The Muslim Good Samaritan

A motorcycle accident in a West African country brings a lesson about stereotypes

street in Ouagadougou

I knew it was a bad idea to get back on Bawa’s motorbike in the middle of a torrential rainstorm that night. Some of the potholes in Ouagadougou, the capital of Burkina Faso, the West African nation in which I was conducting ethnographic interviews, had turned into veritable ponds.

But Bawa, my host, had been kind enough to ferry me between migrant neighborhoods for my research, and now it was time to head back to my lodgings. On top of that, Bawa was the eldest son of the chief I had first met 17 years before, who had since died. I was in Bawa’s care now, and it would have been gauche to question his judgment.

So even as warnings like “This is not a good idea,” “I am taking a chance,” and “C’est dangereux” formed in my mind, we set off on the drenching ride across this city of two-wheel transport and no helmets. I reminded myself of the statistical unlikelihood that a road accident would occur while I was actually contemplating it—a talisman I hoped would ward off the frightful event.

Rather than watching the pavement as we bumped along it, I shielded my face from the unremitting rain in the hood of my jacket. That is, until the bike began swerving violently from side to side. “It is happening,” I then had to admit to myself. “It really is happening.”

Bawa and I flew off his motorbike onto the hard pavement, and I did a kind of bounce and flip before scrambling to my feet to avoid being hit by oncoming traffic. My watch and glasses were smashed to smithereens. When I saw the grimace on Bawa’s face and blood spilling from mine, I knew I had been pretty badly smashed, too. “I want to bring you to the local clinic,” Bawa declared, in the Hausa language we had in common. But how? His bike was mangled.

Frère!” he yelled into the pitch-black night, waving to those of his Muslim brethren who were foolhardy enough to be plying the highway. “Frère! Frère!” And a brother responded. A man in a flowing robe and kufi—the pillbox cap favored by the Muslim community—did a turnaround to see what the fuss was about. He too grimaced when he saw my face.

The two spoke in what I took to be Mossi, the most common language in Burkina Faso, of which I know not a word. I was reluctant to be “rescued” on yet another motorbike, by a stranger with whom I could barely speak. Nor did I wish to be separated from my host, or to be treated in the kind of facility the Peace Corps, which had first brought me to West Africa 37 years before, had warned us to avoid.

But what choice did I have? My host’s scooter was broken, and I was bleeding. We sped off, then stopped to ask a woman on another scooter for directions. She looked at me, grimaced and instructed my new driver.

When the “doctor” (really, a paramedic) at the clinic saw me, he grimaced in the manner to which I was becoming accustomed. “We’ll have to sew him up,” he said to the pharmacist on call, “to avoid infection.” I thought that avoidance of infection might have warranted some cover on the examining table, but I was not sent here to give advice.
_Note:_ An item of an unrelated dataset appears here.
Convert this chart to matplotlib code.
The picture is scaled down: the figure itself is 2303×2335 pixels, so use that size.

I would happily have paid for it, just as I had to pay for the medic’s disposable rubber gloves, the bandage and antiseptic. And in this land of scarcity, they had me purchase in advance the same items for my follow-up appointment, just in case they ran out.
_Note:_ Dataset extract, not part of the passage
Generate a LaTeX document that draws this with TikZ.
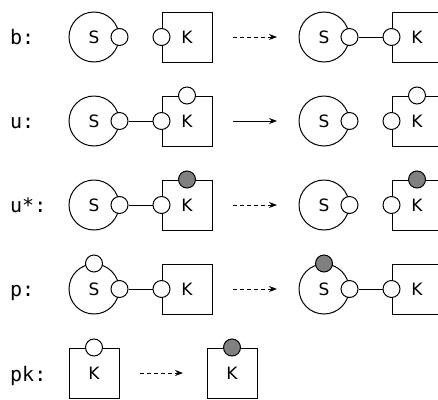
\documentclass[tikz,border=0pt]{standalone}
\usepackage{fontspec}
\setmainfont{DejaVu Sans}
\newfontfamily\lblfont{DejaVu Sans Mono}
\usetikzlibrary{arrows.meta}
\tikzset{
  bigc/.style={draw, circle, line width=1pt, minimum size=50pt, inner sep=0pt, font=\fontsize{17}{17}\selectfont},
  sq/.style={draw, rectangle, line width=1pt, minimum size=50pt, inner sep=0pt, font=\fontsize{17}{17}\selectfont},
  port/.style={draw, circle, line width=1pt, fill=white, minimum size=17pt, inner sep=0pt},
  fport/.style={port, fill=black!50},
  lbl/.style={anchor=base west, inner sep=0pt, font=\lblfont\fontsize{20}{20}\selectfont},
  link/.style={line width=1pt},
  solidarr/.style={line width=1pt, -{Stealth[length=8pt,width=6pt]}},
  dasharr/.style={line width=1pt, dash pattern=on 4pt off 3pt, -{Stealth[length=8pt,width=6pt]}},
}
\begin{document}
\begin{tikzpicture}[x=1pt,y=-1pt]
\useasboundingbox (0,0) rectangle (438,399);
\clip (0,0) rectangle (438,399);
% row b
\node[lbl] (lb) at (10,44) {b:};
\node[bigc] (bS1) at (94,37) {S};
\node[port] (bS1e) at (bS1.east) {};
\node[sq] (bK1) at (187,37) {K};
\node[port] (bK1w) at (bK1.west) {};
\coordinate (ba1) at (233,37);
\coordinate (ba2) at (277,37);
\draw[dasharr] (ba1) -- (ba2);
\node[bigc] (bS2) at (324,37) {S};
\node[port] (bS2e) at (bS2.east) {};
\node[sq] (bK2) at (417,37) {K};
\node[port] (bK2w) at (bK2.west) {};
\draw[link] (bS2e) -- (bK2w);
% row u
\node[lbl] (lu) at (10,128) {u:};
\node[bigc] (uS1) at (94,121) {S};
\node[port] (uS1e) at (uS1.east) {};
\node[sq] (uK1) at (187,121) {K};
\node[port] (uK1w) at (uK1.west) {};
\node[port] (uK1n) at (uK1.north) {};
\draw[link] (uS1e) -- (uK1w);
\coordinate (ua1) at (233,121);
\coordinate (ua2) at (277,121);
\draw[solidarr] (ua1) -- (ua2);
\node[bigc] (uS2) at (324,121) {S};
\node[port] (uS2e) at (uS2.east) {};
\node[sq] (uK2) at (417,121) {K};
\node[port] (uK2w) at (uK2.west) {};
\node[port] (uK2n) at (uK2.north) {};
% row u*
\node[lbl] (lus) at (10,212) {u*:};
\node[bigc] (vS1) at (94,205) {S};
\node[port] (vS1e) at (vS1.east) {};
\node[sq] (vK1) at (187,205) {K};
\node[port] (vK1w) at (vK1.west) {};
\node[fport] (vK1n) at (vK1.north) {};
\draw[link] (vS1e) -- (vK1w);
\coordinate (va1) at (233,205);
\coordinate (va2) at (277,205);
\draw[dasharr] (va1) -- (va2);
\node[bigc] (vS2) at (324,205) {S};
\node[port] (vS2e) at (vS2.east) {};
\node[sq] (vK2) at (417,205) {K};
\node[port] (vK2w) at (vK2.west) {};
\node[fport] (vK2n) at (vK2.north) {};
% row p
\node[lbl] (lp) at (10,296) {p:};
\node[bigc] (pS1) at (94,289) {S};
\node[port] (pS1e) at (pS1.east) {};
\node[port] (pS1n) at (pS1.north) {};
\node[sq] (pK1) at (187,289) {K};
\node[port] (pK1w) at (pK1.west) {};
\draw[link] (pS1e) -- (pK1w);
\coordinate (pa1) at (233,289);
\coordinate (pa2) at (277,289);
\draw[dasharr] (pa1) -- (pa2);
\node[bigc] (pS2) at (324,289) {S};
\node[port] (pS2e) at (pS2.east) {};
\node[fport] (pS2n) at (pS2.north) {};
\node[sq] (pK2) at (417,289) {K};
\node[port] (pK2w) at (pK2.west) {};
\draw[link] (pS2e) -- (pK2w);
% row pk
\node[lbl] (lpk) at (10,381) {pk:};
\node[sq] (kK1) at (94,373) {K};
\node[port] (kK1n) at (kK1.north) {};
\coordinate (ka1) at (140,373);
\coordinate (ka2) at (183,373);
\draw[dasharr] (ka1) -- (ka2);
\node[sq] (kK2) at (232,373) {K};
\node[fport] (kK2n) at (kK2.north) {};
\end{tikzpicture}
\end{document}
My Good Muslim Samaritan left me after Bawa arrived, apologizing in rudimentary French that he had to “continue.” But he phoned me at 1 a.m. to ask how I was doing, and again the following day.
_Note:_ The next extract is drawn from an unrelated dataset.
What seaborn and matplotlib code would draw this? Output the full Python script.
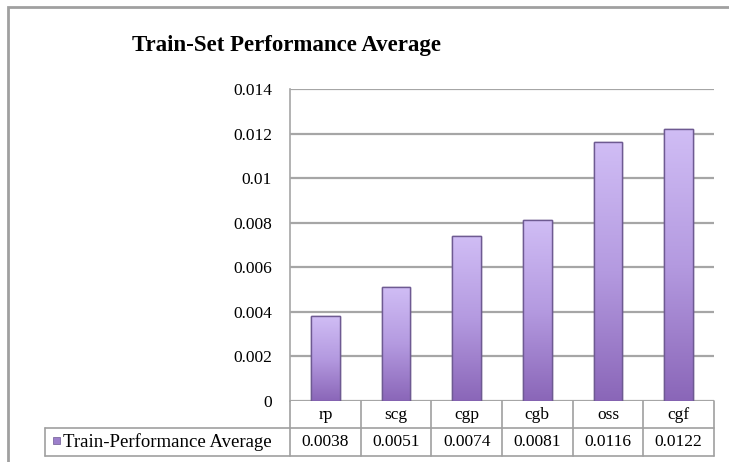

Two weeks later, when I limped into my classroom in Boston at the start of the fall term—a plastic boot on my foot to protect a fractured fibula, and my left eye crowned by five cordlike sutures reminiscent of Frankenstein’s—my accident turned into a lesson.

Last summer, when these events occurred, two American journalists had just been beheaded in the name of Islam. The Muslim Brotherhood was being vilified as a terrorist organization in Egypt. And American culture was infected, as it still is, with Islamophobia. Even though I wondered how much an instructor should tell students about his health travails, I knew I had to share my experiences with Islam.

Having lived for years in Muslim West Africa—first as a Peace Corps volunteer, then as a Fulbright scholar, with intermediate stints thanks to the State Department and various research sponsors—I had come to rely on the communitarian spirit fostered by Islam. I tried to impress upon students the most important thing I had learned: that the real “Muslim brotherhood” is one that extends its assistance to all in need, including the white stranger from America.

William F.S. Miles, F82, is a professor of political science and former Stotsky Professor of Jewish Historical and Cultural Studies at Northeastern University. His most recent book is Scars of Partition: Postcolonial Legacies in French and British Borderlands.

This article first appeared in the Summer 2015 issue of Tufts Magazine.